EXERCISE REQUIREMENTS
All the data should be repeated exactly. Any image in it is left out.

..........

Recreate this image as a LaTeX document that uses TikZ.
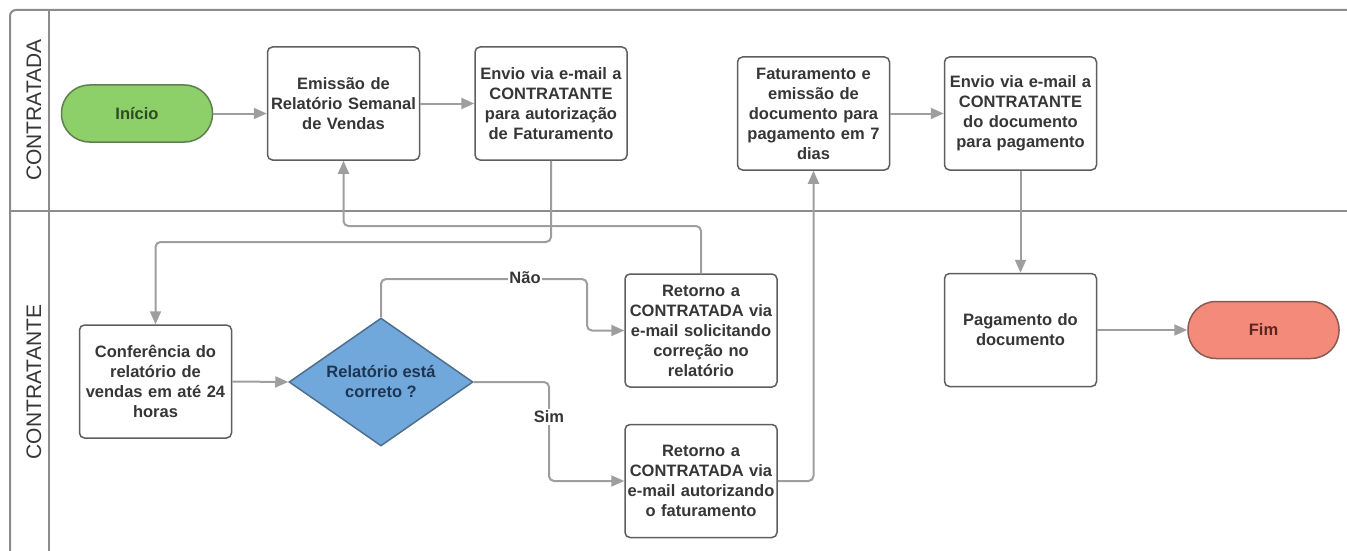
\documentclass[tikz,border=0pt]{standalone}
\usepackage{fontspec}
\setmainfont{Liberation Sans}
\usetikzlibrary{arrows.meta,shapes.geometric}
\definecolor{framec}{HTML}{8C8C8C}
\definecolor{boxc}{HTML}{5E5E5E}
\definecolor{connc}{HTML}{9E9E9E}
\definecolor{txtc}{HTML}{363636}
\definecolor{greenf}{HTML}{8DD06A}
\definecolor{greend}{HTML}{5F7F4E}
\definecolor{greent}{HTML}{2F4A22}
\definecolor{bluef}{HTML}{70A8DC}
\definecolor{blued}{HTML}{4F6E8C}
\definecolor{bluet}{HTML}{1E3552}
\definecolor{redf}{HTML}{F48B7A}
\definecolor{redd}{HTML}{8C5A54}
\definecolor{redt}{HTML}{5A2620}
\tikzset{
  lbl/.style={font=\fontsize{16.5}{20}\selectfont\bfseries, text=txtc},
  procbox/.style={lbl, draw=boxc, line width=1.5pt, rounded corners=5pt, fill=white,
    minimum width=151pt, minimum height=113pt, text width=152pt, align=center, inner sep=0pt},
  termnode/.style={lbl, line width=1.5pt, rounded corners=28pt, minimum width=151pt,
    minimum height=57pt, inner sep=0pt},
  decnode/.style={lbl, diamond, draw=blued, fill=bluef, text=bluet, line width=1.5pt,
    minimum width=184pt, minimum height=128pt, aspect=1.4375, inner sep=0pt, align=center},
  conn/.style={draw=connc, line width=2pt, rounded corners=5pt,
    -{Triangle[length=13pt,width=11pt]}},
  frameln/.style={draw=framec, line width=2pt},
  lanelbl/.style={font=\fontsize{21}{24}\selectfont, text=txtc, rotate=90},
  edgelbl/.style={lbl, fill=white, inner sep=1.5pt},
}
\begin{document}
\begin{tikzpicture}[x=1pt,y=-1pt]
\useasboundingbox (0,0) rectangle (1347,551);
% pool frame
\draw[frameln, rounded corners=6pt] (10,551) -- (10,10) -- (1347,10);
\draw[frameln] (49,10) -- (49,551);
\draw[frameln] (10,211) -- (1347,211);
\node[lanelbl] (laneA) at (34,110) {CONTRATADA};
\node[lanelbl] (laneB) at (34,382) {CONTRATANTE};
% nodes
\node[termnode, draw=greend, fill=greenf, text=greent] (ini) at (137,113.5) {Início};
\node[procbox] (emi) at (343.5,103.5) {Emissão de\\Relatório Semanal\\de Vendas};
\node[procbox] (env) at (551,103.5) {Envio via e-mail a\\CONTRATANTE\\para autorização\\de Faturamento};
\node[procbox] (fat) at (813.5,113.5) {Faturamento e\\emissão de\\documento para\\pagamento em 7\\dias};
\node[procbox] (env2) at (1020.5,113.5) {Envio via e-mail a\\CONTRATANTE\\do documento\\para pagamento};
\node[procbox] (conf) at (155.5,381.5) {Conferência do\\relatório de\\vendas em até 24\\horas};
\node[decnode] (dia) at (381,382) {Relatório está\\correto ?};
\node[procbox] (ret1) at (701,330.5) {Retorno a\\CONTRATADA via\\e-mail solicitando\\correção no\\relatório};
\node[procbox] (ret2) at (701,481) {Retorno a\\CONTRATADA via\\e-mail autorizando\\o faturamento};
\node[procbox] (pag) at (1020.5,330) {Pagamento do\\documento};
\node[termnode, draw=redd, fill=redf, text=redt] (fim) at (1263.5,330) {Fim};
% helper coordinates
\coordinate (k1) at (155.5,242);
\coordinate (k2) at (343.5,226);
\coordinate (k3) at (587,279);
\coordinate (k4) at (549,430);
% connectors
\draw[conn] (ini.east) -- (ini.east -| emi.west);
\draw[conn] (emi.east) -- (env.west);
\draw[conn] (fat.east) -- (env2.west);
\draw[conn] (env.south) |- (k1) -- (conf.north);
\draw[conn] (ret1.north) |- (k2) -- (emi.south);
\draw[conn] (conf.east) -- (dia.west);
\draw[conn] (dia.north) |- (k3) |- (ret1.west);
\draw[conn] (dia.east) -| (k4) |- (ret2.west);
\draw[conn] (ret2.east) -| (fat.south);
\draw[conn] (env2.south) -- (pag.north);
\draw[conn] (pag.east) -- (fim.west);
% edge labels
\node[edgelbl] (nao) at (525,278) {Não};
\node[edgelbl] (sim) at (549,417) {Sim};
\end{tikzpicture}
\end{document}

..........

WRITTEN SOLUTION
Recreate this image as a LaTeX document that uses TikZ.
\documentclass[tikz,border=0pt]{standalone}
\usepackage{fontspec}
\setmainfont{Liberation Sans}
\usetikzlibrary{arrows.meta,shapes.geometric}
\definecolor{framec}{HTML}{8C8C8C}
\definecolor{boxc}{HTML}{5E5E5E}
\definecolor{connc}{HTML}{9E9E9E}
\definecolor{txtc}{HTML}{363636}
\definecolor{greenf}{HTML}{8DD06A}
\definecolor{greend}{HTML}{5F7F4E}
\definecolor{greent}{HTML}{2F4A22}
\definecolor{bluef}{HTML}{70A8DC}
\definecolor{blued}{HTML}{4F6E8C}
\definecolor{bluet}{HTML}{1E3552}
\definecolor{redf}{HTML}{F48B7A}
\definecolor{redd}{HTML}{8C5A54}
\definecolor{redt}{HTML}{5A2620}
\tikzset{
  lbl/.style={font=\fontsize{16.5}{20}\selectfont\bfseries, text=txtc},
  procbox/.style={lbl, draw=boxc, line width=1.5pt, rounded corners=5pt, fill=white,
    minimum width=151pt, minimum height=113pt, text width=152pt, align=center, inner sep=0pt},
  termnode/.style={lbl, line width=1.5pt, rounded corners=28pt, minimum width=151pt,
    minimum height=57pt, inner sep=0pt},
  decnode/.style={lbl, diamond, draw=blued, fill=bluef, text=bluet, line width=1.5pt,
    minimum width=184pt, minimum height=128pt, aspect=1.4375, inner sep=0pt, align=center},
  conn/.style={draw=connc, line width=2pt, rounded corners=5pt,
    -{Triangle[length=13pt,width=11pt]}},
  frameln/.style={draw=framec, line width=2pt},
  lanelbl/.style={font=\fontsize{21}{24}\selectfont, text=txtc, rotate=90},
  edgelbl/.style={lbl, fill=white, inner sep=1.5pt},
}
\begin{document}
\begin{tikzpicture}[x=1pt,y=-1pt]
\useasboundingbox (0,0) rectangle (1347,551);
% pool frame
\draw[frameln, rounded corners=6pt] (10,551) -- (10,10) -- (1347,10);
\draw[frameln] (49,10) -- (49,551);
\draw[frameln] (10,211) -- (1347,211);
\node[lanelbl] (laneA) at (34,110) {CONTRATADA};
\node[lanelbl] (laneB) at (34,382) {CONTRATANTE};
% nodes
\node[termnode, draw=greend, fill=greenf, text=greent] (ini) at (137,113.5) {Início};
\node[procbox] (emi) at (343.5,103.5) {Emissão de\\Relatório Semanal\\de Vendas};
\node[procbox] (env) at (551,103.5) {Envio via e-mail a\\CONTRATANTE\\para autorização\\de Faturamento};
\node[procbox] (fat) at (813.5,113.5) {Faturamento e\\emissão de\\documento para\\pagamento em 7\\dias};
\node[procbox] (env2) at (1020.5,113.5) {Envio via e-mail a\\CONTRATANTE\\do documento\\para pagamento};
\node[procbox] (conf) at (155.5,381.5) {Conferência do\\relatório de\\vendas em até 24\\horas};
\node[decnode] (dia) at (381,382) {Relatório está\\correto ?};
\node[procbox] (ret1) at (701,330.5) {Retorno a\\CONTRATADA via\\e-mail solicitando\\correção no\\relatório};
\node[procbox] (ret2) at (701,481) {Retorno a\\CONTRATADA via\\e-mail autorizando\\o faturamento};
\node[procbox] (pag) at (1020.5,330) {Pagamento do\\documento};
\node[termnode, draw=redd, fill=redf, text=redt] (fim) at (1263.5,330) {Fim};
% helper coordinates
\coordinate (k1) at (155.5,242);
\coordinate (k2) at (343.5,226);
\coordinate (k3) at (587,279);
\coordinate (k4) at (549,430);
% connectors
\draw[conn] (ini.east) -- (ini.east -| emi.west);
\draw[conn] (emi.east) -- (env.west);
\draw[conn] (fat.east) -- (env2.west);
\draw[conn] (env.south) |- (k1) -- (conf.north);
\draw[conn] (ret1.north) |- (k2) -- (emi.south);
\draw[conn] (conf.east) -- (dia.west);
\draw[conn] (dia.north) |- (k3) |- (ret1.west);
\draw[conn] (dia.east) -| (k4) |- (ret2.west);
\draw[conn] (ret2.east) -| (fat.south);
\draw[conn] (env2.south) -- (pag.north);
\draw[conn] (pag.east) -- (fim.west);
% edge labels
\node[edgelbl] (nao) at (525,278) {Não};
\node[edgelbl] (sim) at (549,417) {Sim};
\end{tikzpicture}
\end{document}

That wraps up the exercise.